[Begin]

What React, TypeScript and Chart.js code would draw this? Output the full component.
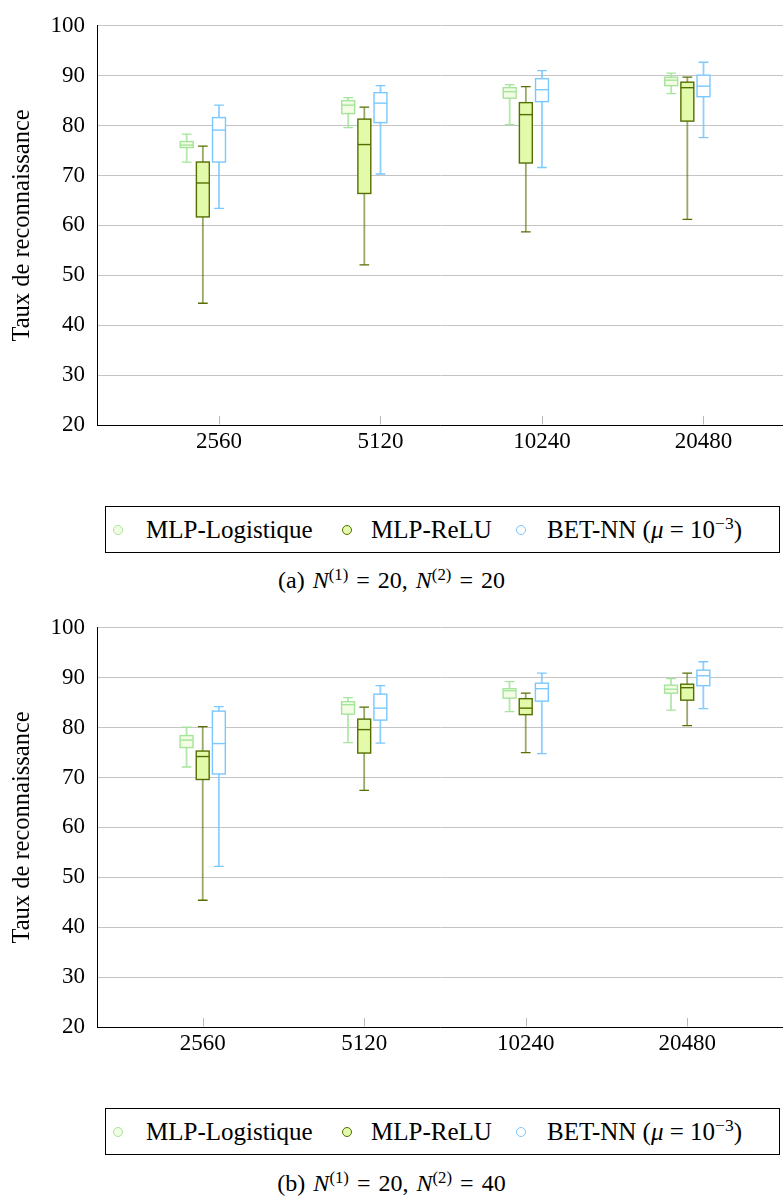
import React, { useEffect, useRef } from 'react';
import { Chart, registerables } from 'chart.js';

Chart.register(...registerables);

// ---------- data ----------
const categories = ['2560', '5120', '10240', '20480'];
const seriesNames = ['MLP-Logistique', 'MLP-ReLU', 'BET-NN'];
const tickPositions = [1, 2, 3, 4];

// each entry: [min, q1, median, q3, max]
const logistiqueA = [
  [72.7, 75.6, 76.1, 76.8, 78.3],
  [79.6, 82.4, 84.1, 85.0, 85.6],
  [80.2, 85.5, 86.8, 87.6, 88.2],
  [86.4, 88.0, 89.1, 89.7, 90.5],
];
const reluA = [
  [44.4, 61.7, 68.5, 72.7, 75.9],
  [52.1, 66.4, 76.2, 81.3, 83.7],
  [58.7, 72.5, 82.2, 84.6, 87.8],
  [61.2, 80.9, 87.6, 88.7, 89.7],
];
const betA = [
  [63.4, 72.7, 79.1, 81.6, 84.1],
  [70.3, 80.6, 84.5, 86.6, 88.0],
  [71.6, 84.8, 87.2, 89.4, 91.0],
  [77.6, 85.8, 87.9, 90.1, 92.7],
];

const logistiqueB = [
  [72.1, 76.0, 77.5, 78.4, 80.1],
  [77.0, 82.7, 84.6, 85.2, 86.0],
  [83.2, 85.9, 87.4, 87.8, 89.2],
  [83.5, 86.9, 87.7, 88.5, 89.8],
];
const reluB = [
  [45.4, 69.6, 74.2, 75.3, 80.2],
  [67.4, 74.9, 79.6, 81.7, 84.1],
  [75.0, 82.6, 83.9, 85.8, 86.9],
  [80.4, 85.5, 88.0, 88.7, 90.9],
];
const betB = [
  [52.2, 70.7, 76.8, 83.3, 84.2],
  [76.9, 81.5, 83.9, 86.7, 88.4],
  [74.8, 85.3, 87.8, 88.9, 90.9],
  [83.8, 88.4, 90.4, 91.5, 93.2],
];

// ---------- styles ----------
const FONT = "'Liberation Serif', 'Times New Roman', serif";
Chart.defaults.font.family = FONT;

const seriesStyles = [
  { stroke: 'rgb(165,228,155)', whisker: 'rgba(165,228,155,0.85)', fill: 'rgb(242,253,228)' },
  { stroke: 'rgb(84,110,0)', whisker: 'rgba(84,110,0,0.6)', fill: 'rgb(226,250,170)' },
  { stroke: 'rgb(122,200,255)', whisker: 'rgba(122,200,255,0.85)', fill: 'rgb(255,255,255)' },
];

type PanelProps = {
  top: number;
  series: number[][][];
  offsets: number[];
  xMin: number;
  xMax: number;
};

function BoxPanel({ top, series, offsets, xMin, xMax }: PanelProps) {
  const ref = useRef<HTMLCanvasElement | null>(null);

  useEffect(() => {
    if (!ref.current) return;
    const boxWidth = 0.08;
    const capWidth = 0.06;

    const boxPlugin = {
      id: 'boxplots',
      afterDatasetsDraw(chart: any) {
        const xs = chart.scales.x;
        const ys = chart.scales.y;
        const ctx = chart.ctx as CanvasRenderingContext2D;
        ctx.save();
        series.forEach((s, si) => {
          const st = seriesStyles[si];
          s.forEach((v, gi) => {
            const pos = tickPositions[gi] + offsets[si];
            const xc = xs.getPixelForValue(pos);
            const hw = xs.getPixelForValue(pos + boxWidth / 2) - xc;
            const hc = xs.getPixelForValue(pos + capWidth / 2) - xc;
            const [mn, q1, md, q3, mx] = v.map((d) => ys.getPixelForValue(d));
            // whiskers
            ctx.strokeStyle = st.whisker;
            ctx.lineWidth = 1.8;
            ctx.beginPath();
            ctx.moveTo(xc, q3);
            ctx.lineTo(xc, mx);
            ctx.moveTo(xc, q1);
            ctx.lineTo(xc, mn);
            ctx.stroke();
            // caps
            ctx.strokeStyle = st.stroke;
            ctx.lineWidth = 1.3;
            ctx.beginPath();
            ctx.moveTo(xc - hc, mx);
            ctx.lineTo(xc + hc, mx);
            ctx.moveTo(xc - hc, mn);
            ctx.lineTo(xc + hc, mn);
            ctx.stroke();
            // box
            ctx.fillStyle = st.fill;
            ctx.fillRect(xc - hw, q3, hw * 2, q1 - q3);
            ctx.lineWidth = 1.4;
            ctx.strokeRect(xc - hw, q3, hw * 2, q1 - q3);
            // median
            ctx.beginPath();
            ctx.moveTo(xc - hw, md);
            ctx.lineTo(xc + hw, md);
            ctx.stroke();
          });
        });
        ctx.restore();
      },
      afterDraw(chart: any) {
        const xs = chart.scales.x;
        const ctx = chart.ctx as CanvasRenderingContext2D;
        const bottom = chart.chartArea.bottom;
        ctx.save();
        ctx.strokeStyle = '#b8b8b8';
        ctx.lineWidth = 1;
        xs.ticks.forEach((t: any) => {
          const x = Math.round(xs.getPixelForValue(t.value)) + 0.5;
          ctx.beginPath();
          ctx.moveTo(x, bottom - 0.5);
          ctx.lineTo(x, bottom - 9);
          ctx.stroke();
        });
        ctx.restore();
      },
    };

    const chart = new Chart(ref.current, {
      type: 'scatter',
      data: {
        datasets: seriesNames.map((name, si) => ({
          label: name,
          data: series[si].map((v, gi) => ({ x: tickPositions[gi] + offsets[si], y: v[2] })),
          pointRadius: 0,
          showLine: false,
          borderColor: seriesStyles[si].stroke,
          backgroundColor: seriesStyles[si].fill,
        })),
      },
      options: {
        responsive: false,
        animation: false,
        events: [],
        font: { family: FONT },
        layout: { padding: { top: 15, left: 0, right: 0, bottom: 0 } },
        plugins: {
          legend: { display: false },
          tooltip: { enabled: false },
        },
        scales: {
          x: {
            type: 'linear',
            min: xMin,
            max: xMax,
            afterBuildTicks: (s: any) => {
              s.ticks = tickPositions.map((v) => ({ value: v }));
            },
            afterFit: (s: any) => {
              s.height = 45;
            },
            grid: { display: true, drawOnChartArea: false, drawTicks: false, color: 'rgba(0,0,0,0)' },
            border: { display: true, color: '#000', width: 1 },
            ticks: {
              autoSkip: false,
              maxRotation: 0,
              padding: 3,
              color: '#000',
              font: { family: FONT, size: 23 },
              callback: (v: any) => categories[Math.round(Number(v)) - 1] ?? '',
            },
          },
          y: {
            min: 20,
            max: 100,
            afterFit: (s: any) => {
              s.width = 97;
            },
            grid: { color: '#c4c4c4', lineWidth: 1, drawTicks: false },
            border: { display: true, color: '#000', width: 1 },
            ticks: {
              stepSize: 10,
              padding: 12,
              color: '#000',
              font: { family: FONT, size: 23 },
            },
            title: {
              display: true,
              text: 'Taux de reconnaissance',
              color: '#000',
              font: { family: FONT, size: 24.5 },
              padding: { top: 8, bottom: 0 },
            },
          },
        },
      },
      plugins: [boxPlugin],
    } as any);

    return () => {
      chart.destroy();
    };
  }, [series, offsets, xMin, xMax]);

  return (
    <canvas
      ref={ref}
      width={783}
      height={470}
      style={{ position: 'absolute', left: 0, top, width: 783, height: 470 }}
    />
  );
}

function Marker({ si, cx }: { si: number; cx: number }) {
  const st = seriesStyles[si];
  return (
    <div
      style={{
        position: 'absolute',
        left: cx - 5,
        top: 18,
        width: 8,
        height: 8,
        borderRadius: '50%',
        border: `1.2px solid ${st.stroke}`,
        background: st.fill,
      }}
    />
  );
}

const supStyle: React.CSSProperties = {
  fontSize: '0.7em',
  position: 'relative',
  top: '-0.5em',
  lineHeight: 0,
};

function Legend({ top }: { top: number }) {
  const textStyle = (left: number): React.CSSProperties => ({
    position: 'absolute',
    left,
    top: 0,
    height: 45,
    lineHeight: '45px',
    fontSize: 25,
    whiteSpace: 'nowrap',
  });
  return (
    <div
      style={{
        position: 'absolute',
        left: 105,
        top,
        width: 675,
        height: 47,
        border: '1px solid #000',
        boxSizing: 'border-box',
        fontFamily: FONT,
      }}
    >
      <Marker si={0} cx={12} />
      <span style={textStyle(40)}>{seriesNames[0]}</span>
      <Marker si={1} cx={241} />
      <span style={textStyle(265)}>{seriesNames[1]}</span>
      <Marker si={2} cx={415} />
      <span style={textStyle(441)}>
        {seriesNames[2]} (<i>μ</i>&nbsp;=&nbsp;10<span style={supStyle}>−3</span>)
      </span>
    </div>
  );
}

function Caption({ top, tag, n1, n2 }: { top: number; tag: string; n1: string; n2: string }) {
  return (
    <div
      style={{
        position: 'absolute',
        left: 0,
        top,
        width: 783,
        textAlign: 'center',
        fontFamily: FONT,
        fontSize: 24,
        lineHeight: '30px',
        whiteSpace: 'nowrap',
        wordSpacing: '2px',
      }}
    >
      ({tag}) <i>N</i>
      <span style={supStyle}>(1)</span> = {n1}, <i>N</i>
      <span style={supStyle}>(2)</span> = {n2}
    </div>
  );
}

const seriesA = [logistiqueA, reluA, betA];
const seriesB = [logistiqueB, reluB, betB];
const offsetsA = [-0.2, -0.1, 0];
const offsetsB = [-0.1, 0, 0.1];

export default function App() {
  return (
    <div
      style={{
        position: 'absolute',
        left: 0,
        top: 0,
        width: 783,
        height: 1201,
        background: '#fff',
        color: '#000',
        overflow: 'hidden',
        fontFamily: FONT,
      }}
    >
      <BoxPanel top={0} series={seriesA} offsets={offsetsA} xMin={0.2446} xMax={4.4923} />
      <Legend top={506} />
      <Caption top={565} tag="a" n1="20" n2="20" />
      <BoxPanel top={602} series={seriesB} offsets={offsetsB} xMin={0.3455} xMax={4.5932} />
      <Legend top={1108} />
      <Caption top={1168} tag="b" n1="20" n2="40" />
    </div>
  );
}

[End]

◆ Stated task
Wherever the word "React" occurs in a line of the listing, copy that line.

◆ The output
What React, TypeScript and Chart.js code would draw this? Output the full component.
import React, { useEffect, useRef } from 'react';
const supStyle: React.CSSProperties = {
  const textStyle = (left: number): React.CSSProperties => ({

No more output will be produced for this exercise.